Steve Drennan, chairman of the chapter’s board of directors, said the Certificate of Merit honor “exemplifies the highest concern for another human being.”

Then, Drennan told how Hanegraaf, a farm wife, mother of three grown children and office manager for Northern Country Co-op, earned the title “hero.”

On Sept. 9, 2008, Hanegraaf helped save the life of Lois Kohers, while serving as a state primary election judge at the Rose Creek-Windom Township Hall.

As Hanegraaf recalled the incident, she said she thought she heard someone choking. It was Kohers, another election judge sitting at a nearby table.

Hanegraaf’s Red Cross training in adult, child and infant CPR paid off moments later.

She positioned herself behind the woman and prepared to administer abdominal thrusts.

When she asked the woman if she was, indeed, choking, Kohers didn’t answer her.

Hanegraaf next went ahead and administered abdominal thrusts after learning the woman had just eaten a cracker.

Suddenly, Kohers went limp and showed no signs of life.

Hanegraaf shouted for someone to call 9-1-1.

Wayne Robertson, another Red Cross-trained volunteer, and Mower County deputies Barry Reburn and John Bachman joined Hanegraaf in the rescue attempt.

After lowering Kohers to the floor, Hanegraaf started CPR on the victim and continued until a Mower County Sheriff’s Office deputy arrived with an AED defibrillator.

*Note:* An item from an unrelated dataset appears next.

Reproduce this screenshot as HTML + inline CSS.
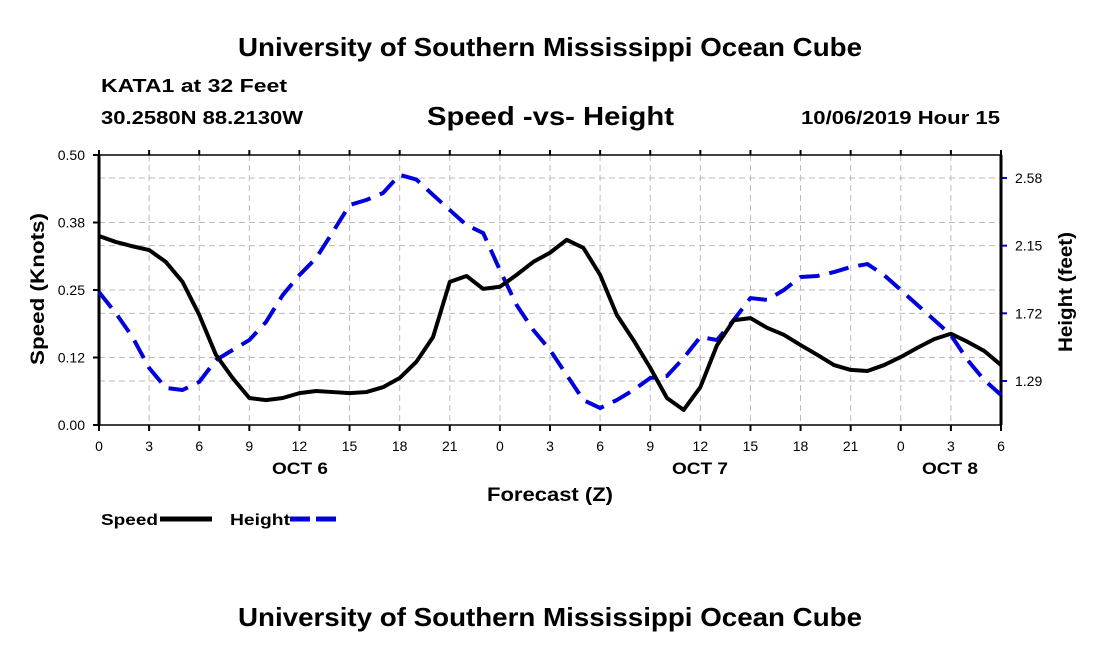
<!DOCTYPE html>
<html><head><meta charset="utf-8"><style>
body{margin:0;background:#fff;}
svg{display:block;font-family:"Liberation Sans",Arial,sans-serif;}
</style></head><body>
<svg id="chart" width="1100" height="650" viewBox="0 0 1100 650" xmlns="http://www.w3.org/2000/svg">
<text x="238" y="56" font-size="26" font-weight="bold" textLength="624" lengthAdjust="spacingAndGlyphs">University of Southern Mississippi Ocean Cube</text>
<text x="101" y="92" font-size="18" font-weight="bold" textLength="186" lengthAdjust="spacingAndGlyphs">KATA1 at 32 Feet</text>
<text x="101" y="124" font-size="18" font-weight="bold" textLength="202" lengthAdjust="spacingAndGlyphs">30.2580N 88.2130W</text>
<text x="427" y="125" font-size="26" font-weight="bold" textLength="247" lengthAdjust="spacingAndGlyphs">Speed -vs- Height</text>
<text x="801" y="124" font-size="18" font-weight="bold" textLength="199" lengthAdjust="spacingAndGlyphs">10/06/2019 Hour 15</text>
<g id="grid"></g>
<g id="axes"></g>
<g id="series"></g>
<text transform="translate(44,365) rotate(-90)" font-size="19" font-weight="bold" textLength="152" lengthAdjust="spacingAndGlyphs">Speed (Knots)</text>
<text transform="translate(1072,352) rotate(-90)" font-size="19" font-weight="bold" textLength="120" lengthAdjust="spacingAndGlyphs">Height (feet)</text>
<text x="272" y="474" font-size="17" font-weight="bold" textLength="56" lengthAdjust="spacingAndGlyphs">OCT 6</text>
<text x="672" y="474" font-size="17" font-weight="bold" textLength="56" lengthAdjust="spacingAndGlyphs">OCT 7</text>
<text x="922" y="474" font-size="17" font-weight="bold" textLength="56" lengthAdjust="spacingAndGlyphs">OCT 8</text>
<text x="487" y="501" font-size="19" font-weight="bold" textLength="126" lengthAdjust="spacingAndGlyphs">Forecast (Z)</text>
<g>
<text x="101" y="525" font-size="16" font-weight="bold" textLength="57" lengthAdjust="spacingAndGlyphs">Speed</text>
<line x1="160" y1="519" x2="212" y2="519" stroke="#000" stroke-width="5"/>
<text x="230" y="525" font-size="16" font-weight="bold" textLength="60" lengthAdjust="spacingAndGlyphs">Height</text>
<line x1="290" y1="519" x2="342" y2="519" stroke="#0000dd" stroke-width="5" stroke-dasharray="20,6"/>
</g>
<text x="238" y="626" font-size="26" font-weight="bold" textLength="624" lengthAdjust="spacingAndGlyphs">University of Southern Mississippi Ocean Cube</text>
</svg>
<script>
const hourLabels=["0","3","6","9","12","15","18","21","0","3","6","9","12","15","18","21","0","3","6"];
const speedTicks=[0,0.125,0.25,0.375,0.5];
const speedTickLabels=["0.00","0.12","0.25","0.38","0.50"];
const heightTicks=[1.29,1.72,2.15,2.58];
const heightTickLabels=["1.29","1.72","2.15","2.58"];
const speed=[0.350,0.339,0.331,0.324,0.302,0.265,0.204,0.130,0.087,0.050,0.046,0.050,0.059,0.063,0.061,0.059,0.061,0.070,0.087,0.117,0.163,0.265,0.276,0.252,0.256,0.278,0.302,0.319,0.343,0.328,0.278,0.204,0.157,0.106,0.050,0.028,0.070,0.148,0.194,0.198,0.180,0.167,0.148,0.130,0.111,0.102,0.100,0.111,0.126,0.143,0.159,0.169,0.154,0.137,0.111];
const height=[1.855,1.722,1.570,1.373,1.246,1.233,1.284,1.423,1.487,1.550,1.665,1.836,1.963,2.071,2.237,2.408,2.440,2.484,2.600,2.570,2.472,2.376,2.281,2.230,1.995,1.773,1.614,1.487,1.328,1.169,1.118,1.169,1.233,1.309,1.322,1.436,1.570,1.550,1.678,1.817,1.805,1.868,1.951,1.957,1.982,2.014,2.033,1.963,1.868,1.773,1.678,1.582,1.423,1.296,1.201];
const X0=99,X1=1001,Y0=425,Y1=155,HMAX=54;
const xS=h=>X0+(X1-X0)*h/HMAX;
const yL=v=>Y0-(Y0-Y1)*v/0.5;
const yR=v=>381-(v-1.29)*157.4;
const NS="http://www.w3.org/2000/svg";
function mk(tag,attrs,parent){const e=document.createElementNS(NS,tag);for(const k in attrs)e.setAttribute(k,attrs[k]);parent.appendChild(e);return e;}
const grid=document.getElementById('grid'),axes=document.getElementById('axes'),series=document.getElementById('series');
const gs={stroke:"#bbb","stroke-width":1,"stroke-dasharray":"6,4"};
hourLabels.forEach((l,i)=>{const x=xS(i*3);
 if(i>0&&i<hourLabels.length-1){const g=mk('line',Object.assign({x1:x,x2:x,y1:Y1,y2:Y0},gs),grid);
 
 }
 const t=mk('line',{x1:x,x2:x,y1:Y0,y2:Y0+6,stroke:"#000","stroke-width":2},axes);
 
 
 const t2=mk('line',{x1:x,x2:x,y1:Y1,y2:Y1-5,stroke:"#000","stroke-width":2},axes);
 
 
 const tx=mk('text',{x:x,y:Y0+26,"text-anchor":"middle","font-size":14},axes);tx.textContent=l;
 
 
});
speedTicks.forEach((v,i)=>{const y=yL(v);
 if(i>0&&i<speedTicks.length-1){const g=mk('line',Object.assign({x1:X0,x2:X1,y1:y,y2:y},gs),grid);
 
 }
 const t=mk('line',{x1:X0-6,x2:X0,y1:y,y2:y,stroke:"#000","stroke-width":2},axes);
 
 
 const tx=mk('text',{x:X0-14,y:y+5,"text-anchor":"end","font-size":14},axes);tx.textContent=speedTickLabels[i];
 
 
});
heightTicks.forEach((v,i)=>{const y=yR(v);
 const g=mk('line',Object.assign({x1:X0,x2:X1,y1:y,y2:y},gs),grid);
 
 
 const t=mk('line',{x1:X1,x2:X1+6,y1:y,y2:y,stroke:"#0000dd","stroke-width":2},axes);
 
 
 const tx=mk('text',{x:X1+14,y:y+5,"font-size":14},axes);tx.textContent=heightTickLabels[i];
 
 
});
const fr=mk('rect',{x:X0,y:Y1,width:X1-X0,height:Y0-Y1,fill:"none",stroke:"#000","stroke-width":1.5},axes);


const la=mk('line',{x1:X0,x2:X0,y1:Y1,y2:Y0,stroke:"#000","stroke-width":3},axes);


const ra=mk('line',{x1:X1,x2:X1,y1:Y1,y2:Y0,stroke:"#000","stroke-width":3},axes);


const hp=mk('polyline',{points:height.map((v,i)=>xS(i)+","+yR(v)).join(" "),fill:"none",stroke:"#0000dd","stroke-width":4,"stroke-dasharray":"20,10","stroke-linejoin":"round"},series);


const sp=mk('polyline',{points:speed.map((v,i)=>xS(i)+","+yL(v)).join(" "),fill:"none",stroke:"#000","stroke-width":4,"stroke-linejoin":"round"},series);


</script>
</body></html>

The deputy administered the AED’s shock and Hanegraaf continued CPR until an ambulance crew arrived and took over.

No one doubts the skills Hanegraaf learned from the American Red Cross health and safety services course and which she knew how to instantly administer on the victim saved Kohers’ life.

Hanegraaf’s award was the second Certificate of Merit award given to a Mower County chapter member. Mike Silvis, an assistant manager at HyVee Food Store in Austin and a chapter board member, received the other four years ago.

Hanegraaf’s husband and youngest son, Jeff, were busy with field work, but son James and daughter Sheila were present to see their mother honored.

“I’m glad she was there when she was needed,” James said.

Her daughter, Sheila Tangren, called her mother’s quick thinking and actions a “great accomplishment” and said she was humbled by her mother’s heroism.

Both said safety on the farm was a lesson they learned from their father and mother growing up outside Rose Creek.

Elaine Hansen, director of the Mower County chapter, since July 1, 2008, over 1,800 have been trained in adult/child CPR with AED and infant CPR.

According to Hansen, the chapter’s CPR instructors strive to help students achieve a “comfort level” that allows them to react instantly in an emergency.

In Hanegraaf’s case, being the co-captain of the chapter’s Rose Creek Disaster Action Team also gave her an edge.

Ironically, Danny Lee, the CPR instructor who shepherded Hanegraaf through the training was present Wednesday night.

The 28-year veteran of CRP training agreed with Hansen that teaching people to overcome the fear of getting involved in an emergency is a key component to the success of the CPR training.

And what did the hero herself have to say?

“I want to thank everybody for this honor,” she said. “ I did it because of what the people here taught me to do.”

Also honored Wednesday night was Wayne Robertson, who assisted Hanegraaf and an unidentified Mower County Sheriff’s Office deputy in saving Kohers’ life.